Aus Flüchtlingen sollen Steuerzahler werden
Die Berliner Wasserbetriebe haben Geflüchtete als Azubis für sich entdeckt
»Flüchtling ist kein Beruf« lautet das Motto der Initiative »Arrivo«, die sich um Ausbildungen und Berufe für Geflüchtete im Berliner Arbeitsmarkt bemüht. Einer aktuellen Umfrage der Industrie und Handelskammer (IHK) zufolge, würden vier von fünf Firmen Flüchtlinge ausbilden wollen.
Als erstes Landesunternehmen kündigten am Mittwoch die Berliner Wasserbetriebe (BWB) an, Flüchtlinge künftig auf eine Ausbildung vorbereiten zu wollen. Ab Januar kommenden Jahres sollen, gemeinsam mit Arrivo und der gemeinnützigen Gesellschaft für berufsbildende Maßnahmen (GFBM), sechs Geflüchtete im Alter von 19 bis 26 Jahren in einem achtmonatigen Praktikum bei den Berliner Wasserbetrieben auf eine Ausbildung vorbereitet werden.
Wer die sogenannte Einstiegsqualifizierung (EQ) erfolgreich absolviert, kann ab September kommenden Jahres mit einer regulären technischen Berufsausbildung bei den Wasserbetrieben beginnen, sagte Personalvorständin Kerstin Oster am Mittwoch bei der Unterzeichnung des Kooperationsvertrages. Die Kooperation »erweitert auch unsere Möglichkeiten, künftige Fachkräfte für die Wasserbetriebe zu gewinnen und stärkt die gelebte Vielfalt im Unternehmen«, sagte Oster.
Während des Praktikums erhalten die Absolventen eine Bezahlung in Höhe von 216 Euro und werden sozialpädagogisch betreut. Außerdem bekommen sie ein BVG-Ticket erstattet und erhalten Deutschkurse, die die GFBM begleitet.
»Die Berliner Wasserbetriebe als landeseigenes Unternehmen gehen hier mit gutem Beispiel voran und nehmen ihre Verantwortung wahr«, sagte Arbeitssenatorin Dilek Kolat (SPD) bei der Vertragsunterzeichnung. »Viele der Geflüchteten bringen Potenziale und Qualifikationen mit, die unsere Gesellschaft bereichern können«.
Etwa 230 Auszubildende beschäftigen die Wasserbetriebe in 18 technischen, kaufmännischen und akademischen Berufen. Hinzukommen jedes Jahr 80 neue Lehrlinge. Seit 2010 gibt es die Einstiegsqualifizierung der Berliner Wasserbetriebe, ein Programm, durch das bisher sechs junge BerlinerInnen, die aus unterschiedlichen Gründen keinen »normalen« Ausbildungsweg beschritten konnten, die Möglichkeit bekamen, an eine Ausbildungsstelle zu gelangen.

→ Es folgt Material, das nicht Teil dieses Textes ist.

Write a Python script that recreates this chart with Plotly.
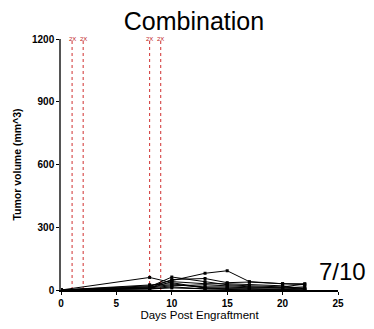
import plotly.graph_objects as go

days = [0, 8, 10, 13, 15, 17, 20, 22]
series = {
    "M1": [0, 60, 35, 10, 5, 5, 3, 0],
    "M2": [0, 20, 45, 80, 92, 40, 30, 30],
    "M3": [0, 15, 62, 40, 25, 20, 15, 28],
    "M4": [0, 10, 50, 55, 35, 38, 30, 25],
    "M5": [0, 25, 30, 10, 10, 10, 10, 15],
    "M6": [0, 10, 20, 25, 20, 15, 10, 5],
    "M7": [0, 5, 15, 5, 5, 5, 0, 0],
    "M8": [0, 15, 25, 15, 15, 10, 10, 10],
    "M9": [0, 5, 10, 5, 0, 0, 0, 0],
    "M10": [0, 8, 40, 30, 30, 25, 20, 5],
}
dose_days = [1, 2, 8, 9]
dose_label = "2X"
x_ticks = [0, 5, 10, 15, 20, 25]
y_ticks = [0, 300, 600, 900, 1200]

fig = go.Figure()
for name, vals in series.items():
    fig.add_trace(go.Scatter(
        x=days, y=vals, mode="lines+markers", name=name,
        line=dict(color="black", width=1),
        marker=dict(color="black", size=3, symbol="square"),
        showlegend=False, cliponaxis=False,
    ))

for d in dose_days:
    fig.add_shape(type="line", x0=d, x1=d, y0=0, y1=1200, xref="x", yref="y",
                  line=dict(color="#d03030", width=1, dash="dot"), layer="below")
    fig.add_annotation(x=d, y=1200, xref="x", yref="y", text=dose_label,
                       showarrow=False, yanchor="middle",
                       font=dict(color="#c02020", size=6, family="Liberation Sans"))

fig.add_annotation(x=1.0, y=0.01, xref="paper", yref="paper", text="7/10",
                   showarrow=False, xanchor="left", yanchor="bottom", xshift=-21,
                   font=dict(size=24, color="black", family="Liberation Sans"))

fig.update_layout(
    width=366, height=321,
    margin=dict(l=53, r=36, t=31, b=39),
    paper_bgcolor="white", plot_bgcolor="white",
    title=dict(text="Combination", x=0.508, xanchor="center",
               yref="container", y=0.985, yanchor="top",
               font=dict(size=25, color="black", family="Liberation Sans")),
    font=dict(family="Liberation Sans", color="black"),
)
fig.update_xaxes(range=[0, 25], tickvals=x_ticks, showgrid=False, zeroline=False,
                 automargin=False,
                 showline=True, linecolor="black", linewidth=1.5,
                 ticks="outside", ticklen=3, tickcolor="black",
                 tickfont=dict(size=10, family="Liberation Sans", weight="bold"),
                 title=dict(text="Days Post Engraftment", standoff=3,
                            font=dict(size=11.5, family="Liberation Sans")))
fig.update_yaxes(range=[0, 1200], tickvals=y_ticks, showgrid=False, zeroline=False,
                 automargin=False,
                 showline=True, linecolor="#555555", linewidth=1.5,
                 ticks="outside", ticklen=3, tickcolor="black",
                 tickfont=dict(size=10, family="Liberation Sans", weight="bold"),
                 title=dict(text="Tumor volume (mm^3)", standoff=8,
                            font=dict(size=10.5, family="Liberation Sans", weight="bold")))

fig.write_html("out.html")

Hinzu kommen nun sechs weitere Praktikumsstellen ausschließlich für Geflüchtete.
Gemeinsam sollen während der EQ-Phase Teams zwischen Geflüchteten und Berlinern gebildet und sich im Rahmen des Praktikums und darüber hinaus gegenseitig geholfen werden. »Im Idealfall erwachsen daraus Freundschaften«, wünscht sich Ausbilderin und Betreuerin Anne Schneider. Voraussetzungen für das Qualifizierungspraktikum sind mindestens drei Monate Aufenthalt in Deutschland, eine Arbeitserlaubnis, sowie Deutschkenntnisse auf dem Niveau B1.